Instruction
Give a verbatim copy of the lines below, minus the pictures.

..............................

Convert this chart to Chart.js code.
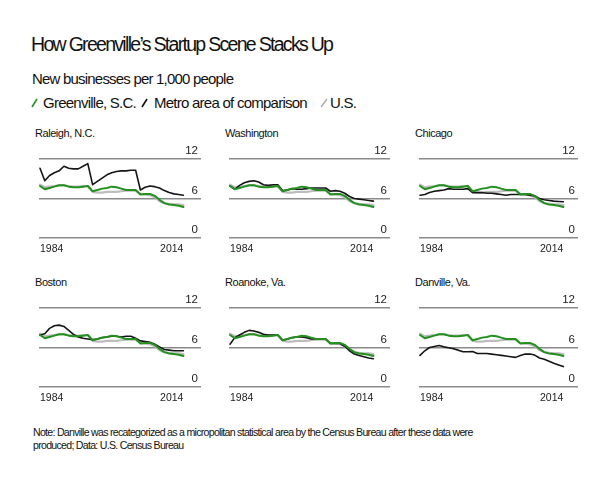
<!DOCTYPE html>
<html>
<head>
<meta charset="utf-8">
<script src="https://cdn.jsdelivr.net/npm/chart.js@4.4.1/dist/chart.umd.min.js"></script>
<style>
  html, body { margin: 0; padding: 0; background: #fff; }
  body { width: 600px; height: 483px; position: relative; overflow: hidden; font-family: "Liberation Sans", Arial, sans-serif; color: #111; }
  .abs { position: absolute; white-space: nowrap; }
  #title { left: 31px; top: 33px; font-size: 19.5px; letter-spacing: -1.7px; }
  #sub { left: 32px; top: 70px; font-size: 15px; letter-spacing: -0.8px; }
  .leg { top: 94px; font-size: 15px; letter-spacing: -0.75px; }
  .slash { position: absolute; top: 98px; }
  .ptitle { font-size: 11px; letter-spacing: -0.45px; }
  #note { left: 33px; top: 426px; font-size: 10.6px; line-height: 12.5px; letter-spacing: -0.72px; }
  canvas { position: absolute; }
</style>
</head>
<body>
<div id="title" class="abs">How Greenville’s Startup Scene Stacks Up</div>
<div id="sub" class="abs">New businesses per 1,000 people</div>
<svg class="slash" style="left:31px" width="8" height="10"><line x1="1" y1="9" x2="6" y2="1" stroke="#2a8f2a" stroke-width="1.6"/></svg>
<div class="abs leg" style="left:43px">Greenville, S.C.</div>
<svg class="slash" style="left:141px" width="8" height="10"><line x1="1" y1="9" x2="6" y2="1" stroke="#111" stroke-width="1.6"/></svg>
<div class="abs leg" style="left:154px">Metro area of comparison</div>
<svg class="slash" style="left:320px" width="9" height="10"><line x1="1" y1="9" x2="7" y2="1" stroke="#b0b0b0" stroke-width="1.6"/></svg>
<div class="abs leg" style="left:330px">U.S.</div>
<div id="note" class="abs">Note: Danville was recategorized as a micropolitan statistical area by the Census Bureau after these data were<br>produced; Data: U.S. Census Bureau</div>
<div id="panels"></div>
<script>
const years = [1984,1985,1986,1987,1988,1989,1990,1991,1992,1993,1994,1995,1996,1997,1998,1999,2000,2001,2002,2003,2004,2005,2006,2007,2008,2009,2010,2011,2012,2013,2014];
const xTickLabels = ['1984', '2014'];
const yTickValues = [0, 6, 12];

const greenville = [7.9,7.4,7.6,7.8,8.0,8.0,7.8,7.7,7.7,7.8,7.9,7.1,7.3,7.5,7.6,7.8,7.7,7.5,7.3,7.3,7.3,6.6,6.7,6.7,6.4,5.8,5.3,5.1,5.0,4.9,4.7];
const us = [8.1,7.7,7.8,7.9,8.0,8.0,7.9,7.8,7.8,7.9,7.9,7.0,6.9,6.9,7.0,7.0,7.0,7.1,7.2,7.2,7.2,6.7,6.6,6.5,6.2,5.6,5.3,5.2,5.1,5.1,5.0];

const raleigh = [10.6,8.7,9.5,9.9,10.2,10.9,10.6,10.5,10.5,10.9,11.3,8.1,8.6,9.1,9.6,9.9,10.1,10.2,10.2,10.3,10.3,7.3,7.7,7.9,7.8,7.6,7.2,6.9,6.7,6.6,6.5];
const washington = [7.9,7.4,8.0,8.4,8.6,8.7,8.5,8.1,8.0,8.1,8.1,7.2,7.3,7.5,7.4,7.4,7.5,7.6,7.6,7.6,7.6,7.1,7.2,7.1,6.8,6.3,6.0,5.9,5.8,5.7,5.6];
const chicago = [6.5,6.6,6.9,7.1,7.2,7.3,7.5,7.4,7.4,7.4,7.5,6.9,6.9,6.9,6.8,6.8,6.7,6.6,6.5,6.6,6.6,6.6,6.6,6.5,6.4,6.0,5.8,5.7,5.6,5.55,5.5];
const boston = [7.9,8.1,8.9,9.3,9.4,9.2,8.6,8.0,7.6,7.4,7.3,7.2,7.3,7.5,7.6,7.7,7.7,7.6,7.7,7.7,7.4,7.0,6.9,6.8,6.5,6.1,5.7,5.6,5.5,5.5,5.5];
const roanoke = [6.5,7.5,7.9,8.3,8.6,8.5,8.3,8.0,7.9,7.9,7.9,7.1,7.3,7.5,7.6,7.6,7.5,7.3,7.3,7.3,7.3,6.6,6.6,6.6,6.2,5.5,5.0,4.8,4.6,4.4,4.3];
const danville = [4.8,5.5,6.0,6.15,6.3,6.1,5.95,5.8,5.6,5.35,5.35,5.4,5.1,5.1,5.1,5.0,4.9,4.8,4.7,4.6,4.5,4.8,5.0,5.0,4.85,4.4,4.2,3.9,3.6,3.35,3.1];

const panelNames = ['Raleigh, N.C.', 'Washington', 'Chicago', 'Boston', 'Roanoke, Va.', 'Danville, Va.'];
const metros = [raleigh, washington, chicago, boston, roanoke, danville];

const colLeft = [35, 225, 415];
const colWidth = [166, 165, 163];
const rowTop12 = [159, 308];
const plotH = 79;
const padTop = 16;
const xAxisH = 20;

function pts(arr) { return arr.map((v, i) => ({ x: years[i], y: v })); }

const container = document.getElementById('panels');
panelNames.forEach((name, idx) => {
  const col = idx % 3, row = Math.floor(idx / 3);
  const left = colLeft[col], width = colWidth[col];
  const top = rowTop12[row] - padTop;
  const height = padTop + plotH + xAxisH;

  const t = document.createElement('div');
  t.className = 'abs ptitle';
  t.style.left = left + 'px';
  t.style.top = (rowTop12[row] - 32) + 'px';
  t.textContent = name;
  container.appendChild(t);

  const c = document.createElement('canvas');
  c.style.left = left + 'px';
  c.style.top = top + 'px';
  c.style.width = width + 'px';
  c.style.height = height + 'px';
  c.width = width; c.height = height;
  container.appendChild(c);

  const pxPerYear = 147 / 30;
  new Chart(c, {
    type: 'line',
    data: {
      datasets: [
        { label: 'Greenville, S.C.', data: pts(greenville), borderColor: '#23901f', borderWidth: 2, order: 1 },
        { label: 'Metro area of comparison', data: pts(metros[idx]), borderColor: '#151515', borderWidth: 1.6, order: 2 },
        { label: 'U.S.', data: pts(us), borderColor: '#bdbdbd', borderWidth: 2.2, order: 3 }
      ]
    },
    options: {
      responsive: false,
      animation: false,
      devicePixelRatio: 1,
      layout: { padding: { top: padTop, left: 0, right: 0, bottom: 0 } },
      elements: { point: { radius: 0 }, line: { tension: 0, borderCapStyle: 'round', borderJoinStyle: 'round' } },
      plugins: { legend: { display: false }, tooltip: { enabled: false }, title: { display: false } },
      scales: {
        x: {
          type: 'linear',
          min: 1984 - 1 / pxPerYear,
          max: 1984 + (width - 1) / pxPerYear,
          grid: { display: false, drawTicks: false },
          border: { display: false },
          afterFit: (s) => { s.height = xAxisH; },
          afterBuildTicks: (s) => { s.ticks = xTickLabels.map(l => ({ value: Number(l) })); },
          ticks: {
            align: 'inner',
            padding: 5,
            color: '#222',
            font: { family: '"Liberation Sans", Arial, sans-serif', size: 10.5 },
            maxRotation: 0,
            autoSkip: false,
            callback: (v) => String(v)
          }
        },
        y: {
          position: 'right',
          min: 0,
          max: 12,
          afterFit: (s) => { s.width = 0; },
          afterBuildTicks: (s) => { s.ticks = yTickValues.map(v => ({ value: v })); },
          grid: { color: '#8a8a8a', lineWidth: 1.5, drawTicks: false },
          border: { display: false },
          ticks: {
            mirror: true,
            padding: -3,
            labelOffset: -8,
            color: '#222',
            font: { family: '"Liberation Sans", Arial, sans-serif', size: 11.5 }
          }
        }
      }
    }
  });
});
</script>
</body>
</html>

..............................

Full output
Convert this chart to Chart.js code.
<!DOCTYPE html>
<html>
<head>
<meta charset="utf-8">
<script src="https://cdn.jsdelivr.net/npm/chart.js@4.4.1/dist/chart.umd.min.js"></script>
<style>
  html, body { margin: 0; padding: 0; background: #fff; }
  body { width: 600px; height: 483px; position: relative; overflow: hidden; font-family: "Liberation Sans", Arial, sans-serif; color: #111; }
  .abs { position: absolute; white-space: nowrap; }
  #title { left: 31px; top: 33px; font-size: 19.5px; letter-spacing: -1.7px; }
  #sub { left: 32px; top: 70px; font-size: 15px; letter-spacing: -0.8px; }
  .leg { top: 94px; font-size: 15px; letter-spacing: -0.75px; }
  .slash { position: absolute; top: 98px; }
  .ptitle { font-size: 11px; letter-spacing: -0.45px; }
  #note { left: 33px; top: 426px; font-size: 10.6px; line-height: 12.5px; letter-spacing: -0.72px; }
  canvas { position: absolute; }
</style>
</head>
<body>
<div id="title" class="abs">How Greenville’s Startup Scene Stacks Up</div>
<div id="sub" class="abs">New businesses per 1,000 people</div>
<svg class="slash" style="left:31px" width="8" height="10"><line x1="1" y1="9" x2="6" y2="1" stroke="#2a8f2a" stroke-width="1.6"/></svg>
<div class="abs leg" style="left:43px">Greenville, S.C.</div>
<svg class="slash" style="left:141px" width="8" height="10"><line x1="1" y1="9" x2="6" y2="1" stroke="#111" stroke-width="1.6"/></svg>
<div class="abs leg" style="left:154px">Metro area of comparison</div>
<svg class="slash" style="left:320px" width="9" height="10"><line x1="1" y1="9" x2="7" y2="1" stroke="#b0b0b0" stroke-width="1.6"/></svg>
<div class="abs leg" style="left:330px">U.S.</div>
<div id="note" class="abs">Note: Danville was recategorized as a micropolitan statistical area by the Census Bureau after these data were<br>produced; Data: U.S. Census Bureau</div>
<div id="panels"></div>
<script>
const years = [1984,1985,1986,1987,1988,1989,1990,1991,1992,1993,1994,1995,1996,1997,1998,1999,2000,2001,2002,2003,2004,2005,2006,2007,2008,2009,2010,2011,2012,2013,2014];
const xTickLabels = ['1984', '2014'];
const yTickValues = [0, 6, 12];

const greenville = [7.9,7.4,7.6,7.8,8.0,8.0,7.8,7.7,7.7,7.8,7.9,7.1,7.3,7.5,7.6,7.8,7.7,7.5,7.3,7.3,7.3,6.6,6.7,6.7,6.4,5.8,5.3,5.1,5.0,4.9,4.7];
const us = [8.1,7.7,7.8,7.9,8.0,8.0,7.9,7.8,7.8,7.9,7.9,7.0,6.9,6.9,7.0,7.0,7.0,7.1,7.2,7.2,7.2,6.7,6.6,6.5,6.2,5.6,5.3,5.2,5.1,5.1,5.0];

const raleigh = [10.6,8.7,9.5,9.9,10.2,10.9,10.6,10.5,10.5,10.9,11.3,8.1,8.6,9.1,9.6,9.9,10.1,10.2,10.2,10.3,10.3,7.3,7.7,7.9,7.8,7.6,7.2,6.9,6.7,6.6,6.5];
const washington = [7.9,7.4,8.0,8.4,8.6,8.7,8.5,8.1,8.0,8.1,8.1,7.2,7.3,7.5,7.4,7.4,7.5,7.6,7.6,7.6,7.6,7.1,7.2,7.1,6.8,6.3,6.0,5.9,5.8,5.7,5.6];
const chicago = [6.5,6.6,6.9,7.1,7.2,7.3,7.5,7.4,7.4,7.4,7.5,6.9,6.9,6.9,6.8,6.8,6.7,6.6,6.5,6.6,6.6,6.6,6.6,6.5,6.4,6.0,5.8,5.7,5.6,5.55,5.5];
const boston = [7.9,8.1,8.9,9.3,9.4,9.2,8.6,8.0,7.6,7.4,7.3,7.2,7.3,7.5,7.6,7.7,7.7,7.6,7.7,7.7,7.4,7.0,6.9,6.8,6.5,6.1,5.7,5.6,5.5,5.5,5.5];
const roanoke = [6.5,7.5,7.9,8.3,8.6,8.5,8.3,8.0,7.9,7.9,7.9,7.1,7.3,7.5,7.6,7.6,7.5,7.3,7.3,7.3,7.3,6.6,6.6,6.6,6.2,5.5,5.0,4.8,4.6,4.4,4.3];
const danville = [4.8,5.5,6.0,6.15,6.3,6.1,5.95,5.8,5.6,5.35,5.35,5.4,5.1,5.1,5.1,5.0,4.9,4.8,4.7,4.6,4.5,4.8,5.0,5.0,4.85,4.4,4.2,3.9,3.6,3.35,3.1];

const panelNames = ['Raleigh, N.C.', 'Washington', 'Chicago', 'Boston', 'Roanoke, Va.', 'Danville, Va.'];
const metros = [raleigh, washington, chicago, boston, roanoke, danville];

const colLeft = [35, 225, 415];
const colWidth = [166, 165, 163];
const rowTop12 = [159, 308];
const plotH = 79;
const padTop = 16;
const xAxisH = 20;

function pts(arr) { return arr.map((v, i) => ({ x: years[i], y: v })); }

const container = document.getElementById('panels');
panelNames.forEach((name, idx) => {
  const col = idx % 3, row = Math.floor(idx / 3);
  const left = colLeft[col], width = colWidth[col];
  const top = rowTop12[row] - padTop;
  const height = padTop + plotH + xAxisH;

  const t = document.createElement('div');
  t.className = 'abs ptitle';
  t.style.left = left + 'px';
  t.style.top = (rowTop12[row] - 32) + 'px';
  t.textContent = name;
  container.appendChild(t);

  const c = document.createElement('canvas');
  c.style.left = left + 'px';
  c.style.top = top + 'px';
  c.style.width = width + 'px';
  c.style.height = height + 'px';
  c.width = width; c.height = height;
  container.appendChild(c);

  const pxPerYear = 147 / 30;
  new Chart(c, {
    type: 'line',
    data: {
      datasets: [
        { label: 'Greenville, S.C.', data: pts(greenville), borderColor: '#23901f', borderWidth: 2, order: 1 },
        { label: 'Metro area of comparison', data: pts(metros[idx]), borderColor: '#151515', borderWidth: 1.6, order: 2 },
        { label: 'U.S.', data: pts(us), borderColor: '#bdbdbd', borderWidth: 2.2, order: 3 }
      ]
    },
    options: {
      responsive: false,
      animation: false,
      devicePixelRatio: 1,
      layout: { padding: { top: padTop, left: 0, right: 0, bottom: 0 } },
      elements: { point: { radius: 0 }, line: { tension: 0, borderCapStyle: 'round', borderJoinStyle: 'round' } },
      plugins: { legend: { display: false }, tooltip: { enabled: false }, title: { display: false } },
      scales: {
        x: {
          type: 'linear',
          min: 1984 - 1 / pxPerYear,
          max: 1984 + (width - 1) / pxPerYear,
          grid: { display: false, drawTicks: false },
          border: { display: false },
          afterFit: (s) => { s.height = xAxisH; },
          afterBuildTicks: (s) => { s.ticks = xTickLabels.map(l => ({ value: Number(l) })); },
          ticks: {
            align: 'inner',
            padding: 5,
            color: '#222',
            font: { family: '"Liberation Sans", Arial, sans-serif', size: 10.5 },
            maxRotation: 0,
            autoSkip: false,
            callback: (v) => String(v)
          }
        },
        y: {
          position: 'right',
          min: 0,
          max: 12,
          afterFit: (s) => { s.width = 0; },
          afterBuildTicks: (s) => { s.ticks = yTickValues.map(v => ({ value: v })); },
          grid: { color: '#8a8a8a', lineWidth: 1.5, drawTicks: false },
          border: { display: false },
          ticks: {
            mirror: true,
            padding: -3,
            labelOffset: -8,
            color: '#222',
            font: { family: '"Liberation Sans", Arial, sans-serif', size: 11.5 }
          }
        }
      }
    }
  });
});
</script>
</body>
</html>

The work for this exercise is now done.